» Task goal:
Print, please, exactly and only the lines between the line holding "What Plotly code" and the line holding "L, R, T, B = 217, 982 - 840, 68, 610 - 510", inclusive, omitting any pictures.

>> begin Dataset records

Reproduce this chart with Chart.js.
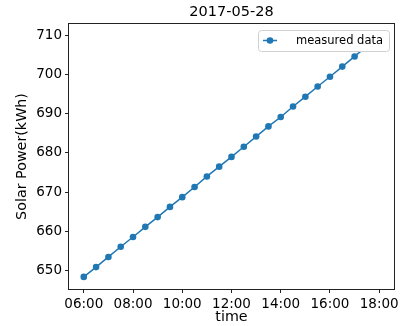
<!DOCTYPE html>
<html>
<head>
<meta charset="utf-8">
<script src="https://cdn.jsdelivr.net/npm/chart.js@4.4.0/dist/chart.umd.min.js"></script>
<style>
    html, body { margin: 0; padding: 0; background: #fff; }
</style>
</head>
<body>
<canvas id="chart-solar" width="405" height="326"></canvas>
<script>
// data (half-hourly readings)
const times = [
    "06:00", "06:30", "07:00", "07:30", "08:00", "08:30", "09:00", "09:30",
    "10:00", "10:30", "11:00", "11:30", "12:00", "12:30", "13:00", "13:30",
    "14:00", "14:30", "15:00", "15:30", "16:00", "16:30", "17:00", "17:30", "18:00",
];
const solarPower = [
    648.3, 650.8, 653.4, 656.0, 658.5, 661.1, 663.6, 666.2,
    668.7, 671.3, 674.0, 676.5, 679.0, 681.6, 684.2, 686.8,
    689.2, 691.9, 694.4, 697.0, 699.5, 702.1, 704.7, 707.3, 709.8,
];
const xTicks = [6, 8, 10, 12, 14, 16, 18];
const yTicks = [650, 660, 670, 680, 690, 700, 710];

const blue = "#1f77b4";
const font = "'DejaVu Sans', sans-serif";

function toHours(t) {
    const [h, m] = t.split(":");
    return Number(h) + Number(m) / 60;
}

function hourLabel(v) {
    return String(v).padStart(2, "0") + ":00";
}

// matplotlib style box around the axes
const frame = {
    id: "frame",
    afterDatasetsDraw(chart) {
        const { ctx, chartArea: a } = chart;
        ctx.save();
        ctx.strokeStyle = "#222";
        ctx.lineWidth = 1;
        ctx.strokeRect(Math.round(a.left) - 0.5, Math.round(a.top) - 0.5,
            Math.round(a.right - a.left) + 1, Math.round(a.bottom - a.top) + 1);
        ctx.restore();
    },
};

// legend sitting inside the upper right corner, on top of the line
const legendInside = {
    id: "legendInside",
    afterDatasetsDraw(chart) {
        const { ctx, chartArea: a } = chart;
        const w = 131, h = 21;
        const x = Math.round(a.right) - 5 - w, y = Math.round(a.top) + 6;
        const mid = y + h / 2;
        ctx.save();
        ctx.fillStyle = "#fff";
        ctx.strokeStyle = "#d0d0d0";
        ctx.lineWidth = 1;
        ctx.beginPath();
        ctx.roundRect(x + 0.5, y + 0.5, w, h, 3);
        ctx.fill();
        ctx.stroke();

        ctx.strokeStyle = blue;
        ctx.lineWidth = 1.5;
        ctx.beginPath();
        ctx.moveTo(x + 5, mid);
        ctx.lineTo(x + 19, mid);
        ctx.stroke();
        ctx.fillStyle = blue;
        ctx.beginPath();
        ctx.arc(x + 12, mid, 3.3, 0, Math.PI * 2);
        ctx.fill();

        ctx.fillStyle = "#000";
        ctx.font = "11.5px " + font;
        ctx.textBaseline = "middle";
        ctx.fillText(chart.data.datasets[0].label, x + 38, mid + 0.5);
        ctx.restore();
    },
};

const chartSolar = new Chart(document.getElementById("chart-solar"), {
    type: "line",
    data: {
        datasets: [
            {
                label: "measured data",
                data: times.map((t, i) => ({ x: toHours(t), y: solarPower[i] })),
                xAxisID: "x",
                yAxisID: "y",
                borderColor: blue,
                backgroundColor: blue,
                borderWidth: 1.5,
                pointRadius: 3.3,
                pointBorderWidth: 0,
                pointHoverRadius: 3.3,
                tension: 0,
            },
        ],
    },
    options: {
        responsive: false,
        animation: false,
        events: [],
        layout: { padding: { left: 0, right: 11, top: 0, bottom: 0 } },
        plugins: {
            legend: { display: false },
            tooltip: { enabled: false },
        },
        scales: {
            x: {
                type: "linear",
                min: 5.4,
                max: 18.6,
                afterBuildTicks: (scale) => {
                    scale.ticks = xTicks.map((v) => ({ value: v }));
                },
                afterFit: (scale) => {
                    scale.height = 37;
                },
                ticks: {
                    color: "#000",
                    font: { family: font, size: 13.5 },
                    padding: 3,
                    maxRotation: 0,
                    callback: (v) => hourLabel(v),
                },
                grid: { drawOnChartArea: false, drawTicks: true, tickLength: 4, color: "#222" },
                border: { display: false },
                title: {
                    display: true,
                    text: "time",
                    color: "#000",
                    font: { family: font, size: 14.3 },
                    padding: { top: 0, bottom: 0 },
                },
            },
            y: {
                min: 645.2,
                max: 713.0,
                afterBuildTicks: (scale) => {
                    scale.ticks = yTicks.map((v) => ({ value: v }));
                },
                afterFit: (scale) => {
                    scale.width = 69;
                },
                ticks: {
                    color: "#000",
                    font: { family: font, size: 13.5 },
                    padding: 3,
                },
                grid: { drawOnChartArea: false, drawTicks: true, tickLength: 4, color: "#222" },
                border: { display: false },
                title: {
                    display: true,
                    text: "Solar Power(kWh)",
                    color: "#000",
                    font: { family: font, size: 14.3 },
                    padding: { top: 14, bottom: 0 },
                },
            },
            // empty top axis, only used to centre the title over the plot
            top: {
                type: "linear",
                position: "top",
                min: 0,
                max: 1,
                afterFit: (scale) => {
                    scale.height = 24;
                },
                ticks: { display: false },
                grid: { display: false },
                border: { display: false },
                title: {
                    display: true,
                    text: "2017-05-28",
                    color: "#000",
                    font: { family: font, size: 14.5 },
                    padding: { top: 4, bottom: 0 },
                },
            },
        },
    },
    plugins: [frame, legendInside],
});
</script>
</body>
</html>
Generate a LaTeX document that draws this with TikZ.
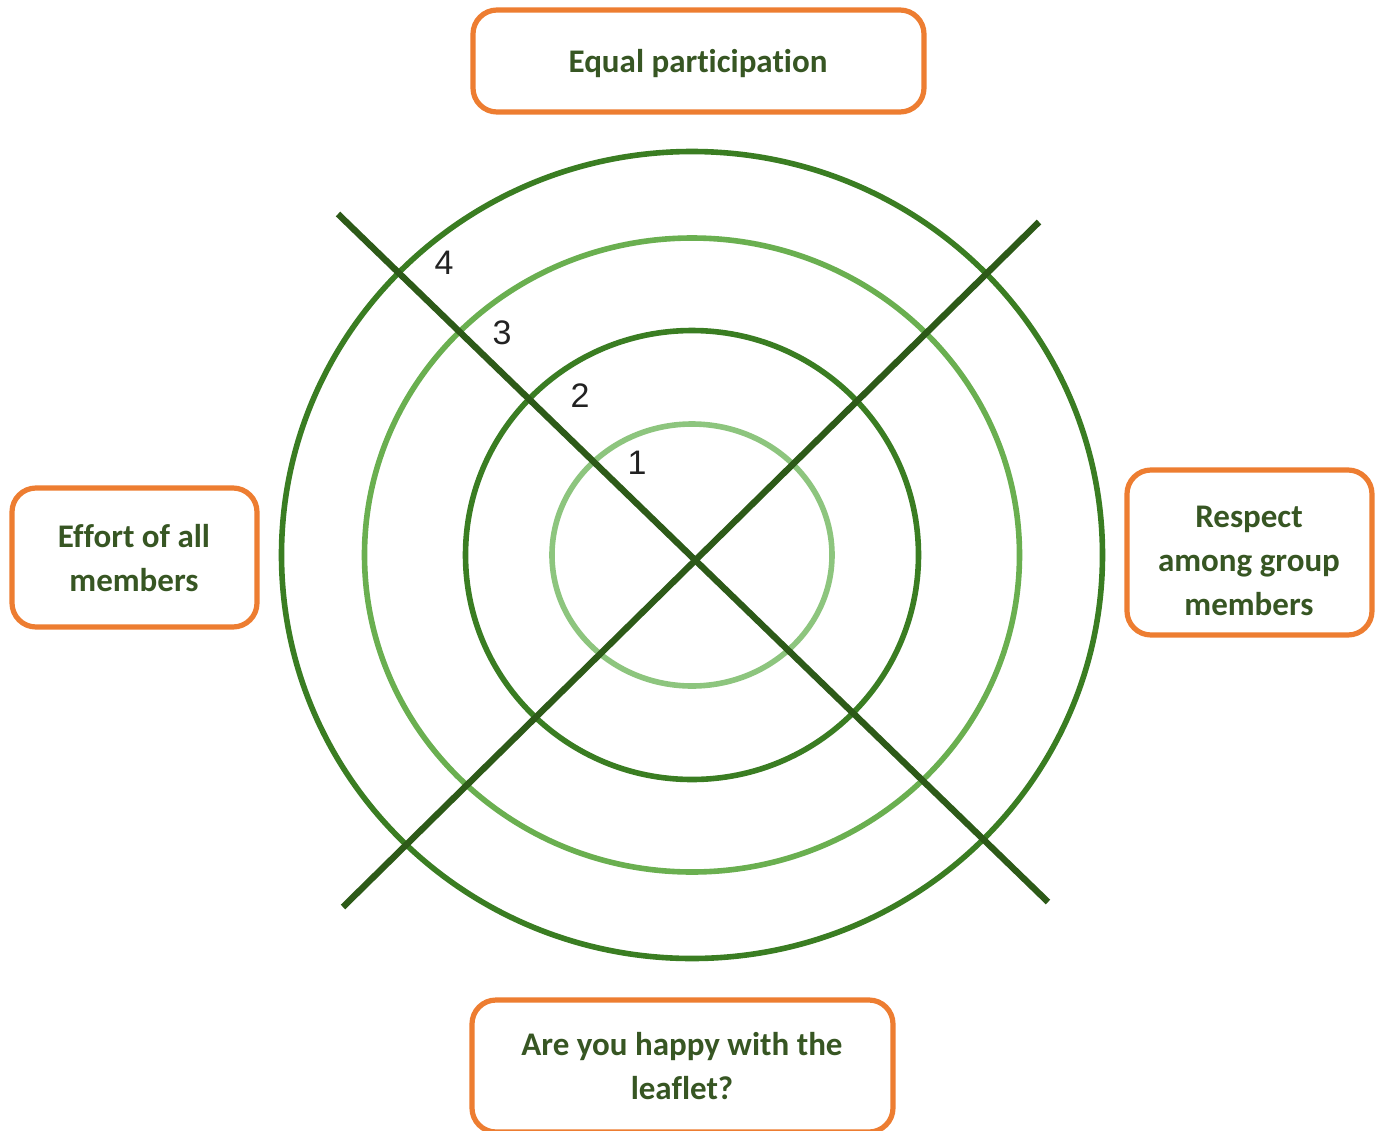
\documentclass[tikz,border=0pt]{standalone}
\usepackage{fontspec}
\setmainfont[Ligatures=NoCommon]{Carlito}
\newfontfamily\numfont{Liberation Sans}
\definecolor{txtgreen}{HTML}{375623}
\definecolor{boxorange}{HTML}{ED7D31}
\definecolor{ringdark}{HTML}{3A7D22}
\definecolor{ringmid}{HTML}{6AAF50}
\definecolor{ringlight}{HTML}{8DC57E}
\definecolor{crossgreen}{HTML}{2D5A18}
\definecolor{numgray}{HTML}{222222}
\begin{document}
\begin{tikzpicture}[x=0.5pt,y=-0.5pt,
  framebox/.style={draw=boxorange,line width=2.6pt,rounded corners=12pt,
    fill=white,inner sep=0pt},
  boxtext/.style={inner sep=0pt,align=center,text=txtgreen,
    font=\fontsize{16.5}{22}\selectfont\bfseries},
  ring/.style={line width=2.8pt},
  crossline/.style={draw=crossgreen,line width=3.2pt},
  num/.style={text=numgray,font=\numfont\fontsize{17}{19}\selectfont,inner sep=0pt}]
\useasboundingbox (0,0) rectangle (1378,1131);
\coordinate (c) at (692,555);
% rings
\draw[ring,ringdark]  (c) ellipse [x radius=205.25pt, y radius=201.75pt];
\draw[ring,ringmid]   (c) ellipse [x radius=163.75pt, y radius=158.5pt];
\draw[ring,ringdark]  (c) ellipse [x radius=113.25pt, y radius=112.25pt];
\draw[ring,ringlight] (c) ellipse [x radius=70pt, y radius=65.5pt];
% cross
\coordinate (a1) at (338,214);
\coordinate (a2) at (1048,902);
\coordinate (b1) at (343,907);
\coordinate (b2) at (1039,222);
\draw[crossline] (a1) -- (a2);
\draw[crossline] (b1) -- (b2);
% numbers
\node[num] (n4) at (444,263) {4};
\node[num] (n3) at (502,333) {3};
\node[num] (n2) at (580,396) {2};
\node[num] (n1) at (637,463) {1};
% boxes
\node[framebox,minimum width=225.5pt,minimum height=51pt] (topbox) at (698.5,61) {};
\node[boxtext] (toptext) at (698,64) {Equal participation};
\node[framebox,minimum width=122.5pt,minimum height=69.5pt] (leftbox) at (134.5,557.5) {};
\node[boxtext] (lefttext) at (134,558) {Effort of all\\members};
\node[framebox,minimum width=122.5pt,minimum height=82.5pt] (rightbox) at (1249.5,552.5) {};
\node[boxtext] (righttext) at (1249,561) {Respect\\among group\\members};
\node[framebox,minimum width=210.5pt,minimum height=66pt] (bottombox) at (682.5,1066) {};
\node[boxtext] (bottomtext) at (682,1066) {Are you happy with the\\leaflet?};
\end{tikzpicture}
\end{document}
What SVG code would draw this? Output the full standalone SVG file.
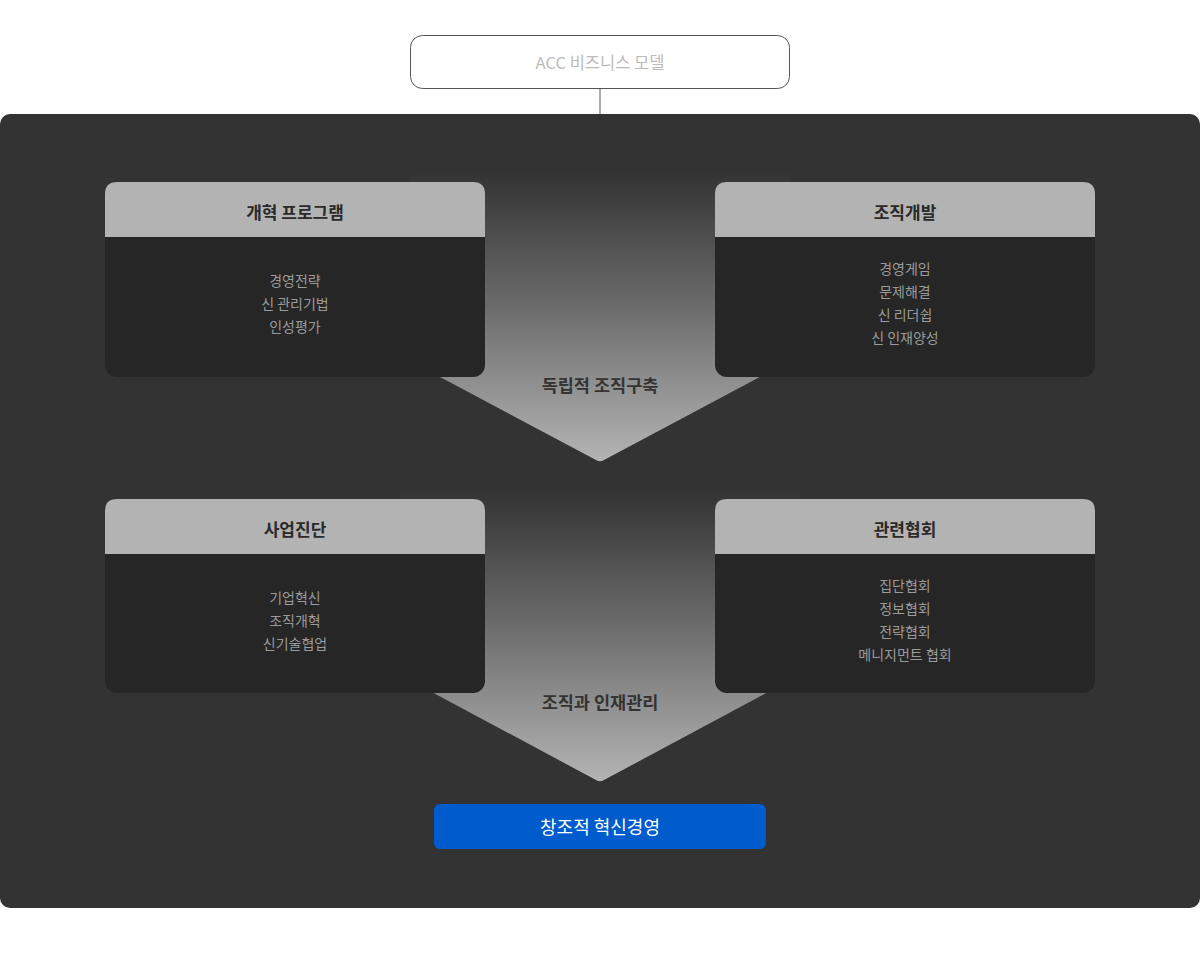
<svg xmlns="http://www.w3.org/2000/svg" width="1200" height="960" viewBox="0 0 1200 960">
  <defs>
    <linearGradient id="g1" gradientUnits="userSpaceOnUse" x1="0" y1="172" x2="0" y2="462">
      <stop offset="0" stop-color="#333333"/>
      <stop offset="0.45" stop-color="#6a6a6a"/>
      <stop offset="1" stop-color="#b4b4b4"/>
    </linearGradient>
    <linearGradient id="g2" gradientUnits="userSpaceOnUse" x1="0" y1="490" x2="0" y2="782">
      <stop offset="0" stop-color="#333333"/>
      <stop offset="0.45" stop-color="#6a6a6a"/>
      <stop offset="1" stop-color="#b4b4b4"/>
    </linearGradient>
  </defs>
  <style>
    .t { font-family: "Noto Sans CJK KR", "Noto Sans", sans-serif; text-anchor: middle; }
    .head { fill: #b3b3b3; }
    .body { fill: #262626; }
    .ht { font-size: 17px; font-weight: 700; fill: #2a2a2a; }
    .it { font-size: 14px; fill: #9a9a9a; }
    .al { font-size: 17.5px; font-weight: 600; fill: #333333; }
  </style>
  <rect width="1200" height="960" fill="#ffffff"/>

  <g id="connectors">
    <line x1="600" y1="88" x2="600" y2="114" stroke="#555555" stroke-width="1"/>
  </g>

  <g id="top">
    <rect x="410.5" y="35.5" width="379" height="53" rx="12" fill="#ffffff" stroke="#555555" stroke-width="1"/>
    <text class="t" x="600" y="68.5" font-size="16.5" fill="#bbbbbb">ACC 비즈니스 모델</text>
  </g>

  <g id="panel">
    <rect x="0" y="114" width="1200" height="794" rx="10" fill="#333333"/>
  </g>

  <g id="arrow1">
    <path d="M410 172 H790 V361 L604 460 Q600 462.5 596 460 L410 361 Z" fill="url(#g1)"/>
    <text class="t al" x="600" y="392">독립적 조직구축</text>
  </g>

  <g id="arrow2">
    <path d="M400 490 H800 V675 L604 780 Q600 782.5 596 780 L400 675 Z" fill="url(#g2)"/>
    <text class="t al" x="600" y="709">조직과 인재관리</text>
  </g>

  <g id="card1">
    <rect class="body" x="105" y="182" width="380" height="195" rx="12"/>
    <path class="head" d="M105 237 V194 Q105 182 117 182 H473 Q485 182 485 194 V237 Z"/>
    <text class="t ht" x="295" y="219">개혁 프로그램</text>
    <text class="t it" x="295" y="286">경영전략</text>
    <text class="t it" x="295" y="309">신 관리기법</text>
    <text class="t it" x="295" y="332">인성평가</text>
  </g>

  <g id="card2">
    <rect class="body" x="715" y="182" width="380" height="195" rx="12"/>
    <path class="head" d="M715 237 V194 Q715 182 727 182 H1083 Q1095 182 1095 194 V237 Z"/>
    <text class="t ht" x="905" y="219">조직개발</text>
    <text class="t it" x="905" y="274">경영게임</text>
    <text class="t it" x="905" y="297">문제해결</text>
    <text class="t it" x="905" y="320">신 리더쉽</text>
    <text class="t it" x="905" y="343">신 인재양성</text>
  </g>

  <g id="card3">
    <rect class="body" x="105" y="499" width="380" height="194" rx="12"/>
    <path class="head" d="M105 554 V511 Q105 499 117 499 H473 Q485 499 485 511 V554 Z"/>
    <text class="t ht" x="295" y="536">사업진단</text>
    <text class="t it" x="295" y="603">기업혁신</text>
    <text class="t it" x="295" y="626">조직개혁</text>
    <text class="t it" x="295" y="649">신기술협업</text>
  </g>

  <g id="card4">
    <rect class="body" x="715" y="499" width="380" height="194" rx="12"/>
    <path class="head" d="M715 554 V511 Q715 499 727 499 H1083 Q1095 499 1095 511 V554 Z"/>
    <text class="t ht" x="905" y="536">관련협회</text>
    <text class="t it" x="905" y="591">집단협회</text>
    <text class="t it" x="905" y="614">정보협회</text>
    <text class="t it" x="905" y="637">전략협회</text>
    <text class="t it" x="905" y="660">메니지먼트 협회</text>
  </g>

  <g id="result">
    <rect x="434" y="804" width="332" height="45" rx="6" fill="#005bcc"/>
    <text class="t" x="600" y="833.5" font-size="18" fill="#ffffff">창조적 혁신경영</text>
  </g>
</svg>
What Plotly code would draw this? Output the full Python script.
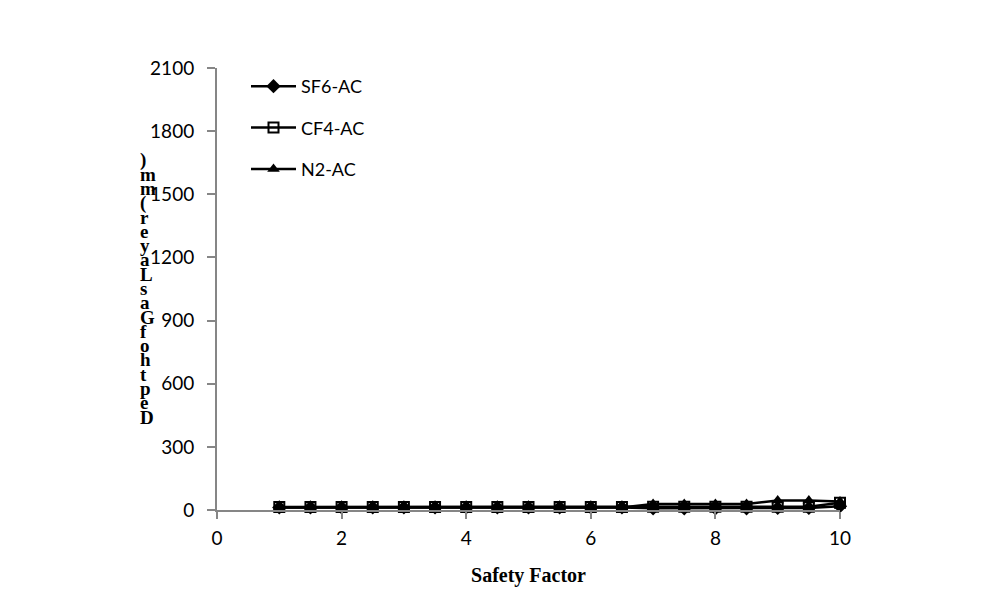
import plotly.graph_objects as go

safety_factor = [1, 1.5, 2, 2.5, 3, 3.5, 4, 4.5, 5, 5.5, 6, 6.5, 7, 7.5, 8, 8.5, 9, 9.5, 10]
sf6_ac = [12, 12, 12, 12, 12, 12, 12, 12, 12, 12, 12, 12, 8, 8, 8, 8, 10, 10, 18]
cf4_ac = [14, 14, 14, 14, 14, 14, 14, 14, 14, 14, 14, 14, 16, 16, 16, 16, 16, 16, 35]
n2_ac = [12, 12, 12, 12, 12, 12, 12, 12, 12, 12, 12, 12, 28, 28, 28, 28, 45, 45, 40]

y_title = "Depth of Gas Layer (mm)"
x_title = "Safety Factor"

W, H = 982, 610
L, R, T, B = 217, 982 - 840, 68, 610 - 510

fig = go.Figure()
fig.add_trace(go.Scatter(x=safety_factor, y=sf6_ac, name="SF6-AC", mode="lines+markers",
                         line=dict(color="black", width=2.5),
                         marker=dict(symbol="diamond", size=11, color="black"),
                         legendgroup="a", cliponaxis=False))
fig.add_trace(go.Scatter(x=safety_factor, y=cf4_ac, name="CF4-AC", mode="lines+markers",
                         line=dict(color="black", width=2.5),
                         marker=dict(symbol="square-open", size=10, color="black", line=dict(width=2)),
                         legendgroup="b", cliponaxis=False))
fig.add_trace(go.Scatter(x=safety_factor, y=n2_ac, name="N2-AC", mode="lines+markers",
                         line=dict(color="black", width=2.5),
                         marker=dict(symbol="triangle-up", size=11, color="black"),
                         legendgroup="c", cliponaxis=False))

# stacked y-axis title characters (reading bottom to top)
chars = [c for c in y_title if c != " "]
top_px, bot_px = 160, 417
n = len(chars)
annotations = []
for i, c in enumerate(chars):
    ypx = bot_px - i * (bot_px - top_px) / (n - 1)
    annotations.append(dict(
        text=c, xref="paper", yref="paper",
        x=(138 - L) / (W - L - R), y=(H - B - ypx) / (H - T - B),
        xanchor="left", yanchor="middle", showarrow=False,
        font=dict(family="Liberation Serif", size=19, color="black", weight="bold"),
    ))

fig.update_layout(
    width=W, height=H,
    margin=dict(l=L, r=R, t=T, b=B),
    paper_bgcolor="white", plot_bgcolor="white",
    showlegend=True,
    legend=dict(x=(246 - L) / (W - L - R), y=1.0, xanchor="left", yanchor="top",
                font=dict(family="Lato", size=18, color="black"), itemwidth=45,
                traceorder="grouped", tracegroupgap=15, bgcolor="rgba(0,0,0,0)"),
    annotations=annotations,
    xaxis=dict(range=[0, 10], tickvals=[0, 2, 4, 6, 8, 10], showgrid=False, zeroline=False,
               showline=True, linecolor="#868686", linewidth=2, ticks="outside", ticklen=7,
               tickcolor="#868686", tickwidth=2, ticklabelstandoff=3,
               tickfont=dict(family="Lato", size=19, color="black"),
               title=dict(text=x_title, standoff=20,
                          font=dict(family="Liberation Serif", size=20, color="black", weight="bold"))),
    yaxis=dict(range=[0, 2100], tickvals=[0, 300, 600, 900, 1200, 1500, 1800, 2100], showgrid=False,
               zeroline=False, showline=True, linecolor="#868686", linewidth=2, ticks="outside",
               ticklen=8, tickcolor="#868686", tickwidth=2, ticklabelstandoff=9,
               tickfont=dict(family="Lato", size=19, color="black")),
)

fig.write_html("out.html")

>> end Dataset records

» Written solution:
What Plotly code would draw this? Output the full Python script.
import plotly.graph_objects as go

safety_factor = [1, 1.5, 2, 2.5, 3, 3.5, 4, 4.5, 5, 5.5, 6, 6.5, 7, 7.5, 8, 8.5, 9, 9.5, 10]
sf6_ac = [12, 12, 12, 12, 12, 12, 12, 12, 12, 12, 12, 12, 8, 8, 8, 8, 10, 10, 18]
cf4_ac = [14, 14, 14, 14, 14, 14, 14, 14, 14, 14, 14, 14, 16, 16, 16, 16, 16, 16, 35]
n2_ac = [12, 12, 12, 12, 12, 12, 12, 12, 12, 12, 12, 12, 28, 28, 28, 28, 45, 45, 40]

y_title = "Depth of Gas Layer (mm)"
x_title = "Safety Factor"

W, H = 982, 610
L, R, T, B = 217, 982 - 840, 68, 610 - 510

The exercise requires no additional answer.